When you maintain a reference image in the project or edit an existing scene frame, the model can treat that image as input for edits—similar to other multi-modal image APIs. Multi-reference fusion helps campaigns that need the same product in several environments or the same character with consistent identity across frames.
On VidMachine, add WAN 2.7 Image to your image model priority as primary or fallback. It sits at a moderate per-image credit cost relative to some premium options, so it is a practical choice when you want Alibaba's latest image stack without always paying the top tier.

Why this model

Choose WAN 2.7 Image when you want Alibaba's current general-purpose image stack with strong support for both pure text-to-image and reference-heavy edits, up to roughly 2K resolution.
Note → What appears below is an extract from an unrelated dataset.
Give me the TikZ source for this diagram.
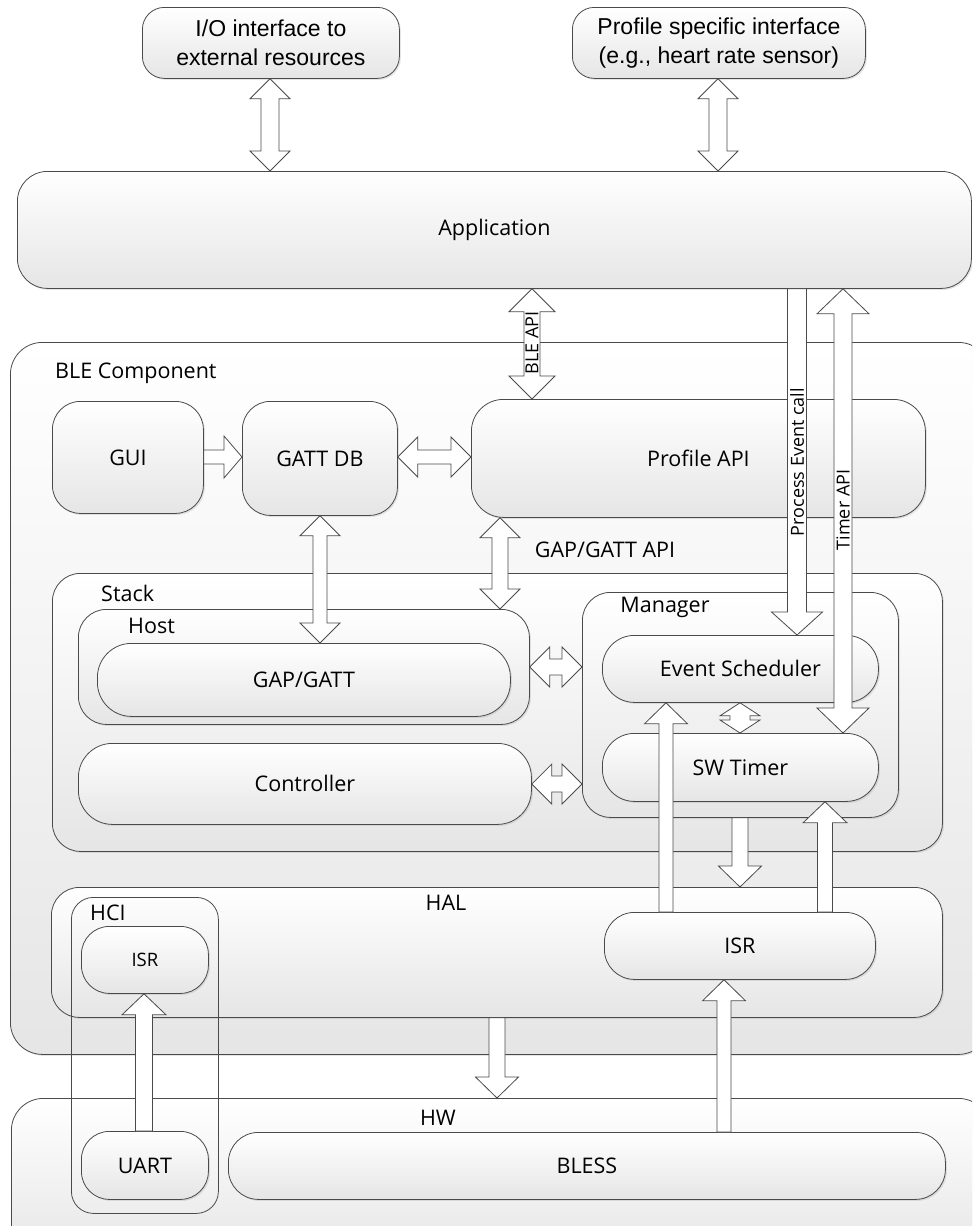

It is a good fit if you already use WAN 2.5 for video on VidMachine and want a related image option in the same ecosystem.
If you need maximum text-in-image fidelity or 4K stills, compare with Seedream 4.5 or Flux 2 Pro on VidMachine. If you want the lowest cost per image for photorealistic stills, Grok Image or Nano Banana may be enough. WAN 2.7 Image targets the middle ground: flexible sizing, multi-image workflows, and modern Wan 2.7 quality at a clear per-image price.

How VidMachine uses it

Select WAN 2.7 Image in your project's image model priority on VidMachine. We call the Replicate model wan-video/wan-2.7-image with your prompt, optional reference URLs (up to nine when the pipeline supplies them), and a size appropriate to your aspect ratio (for example vertical shorts). Each successful image generation deducts credits according to Pricing.
For AI Video, generated images feed start frames and scene imagery; for AI Images projects, images are produced the same way. You can stack WAN 2.7 Image with other models in priority order so that if one provider is slow or errors, the next model is tried automatically.

What you should know

What is the difference between WAN 2.7 Image and WAN 2.7 Image Pro?
The Pro variant on Replicate emphasizes higher quality, 4K support, and additional options. VidMachine integrates the standard WAN 2.7 Image model at replicate.com/wan-video/wan-2.7-image.
How many reference images can I use?
The upstream model documents up to nine images for editing, style transfer, or fusion. VidMachine passes through references when your workflow provides them, capped to that limit.
How are WAN 2.7 Image credits charged on VidMachine?
Each generated image uses a fixed number of credits per image. See the Pricing page for the current rate (WAN 2.7 Image is priced per image, not per second).
Does VidMachine use image-set mode for multiple images at once?
We currently request a single output per generation call for pipeline simplicity. Image-set mode remains a capability of the underlying model for future product use.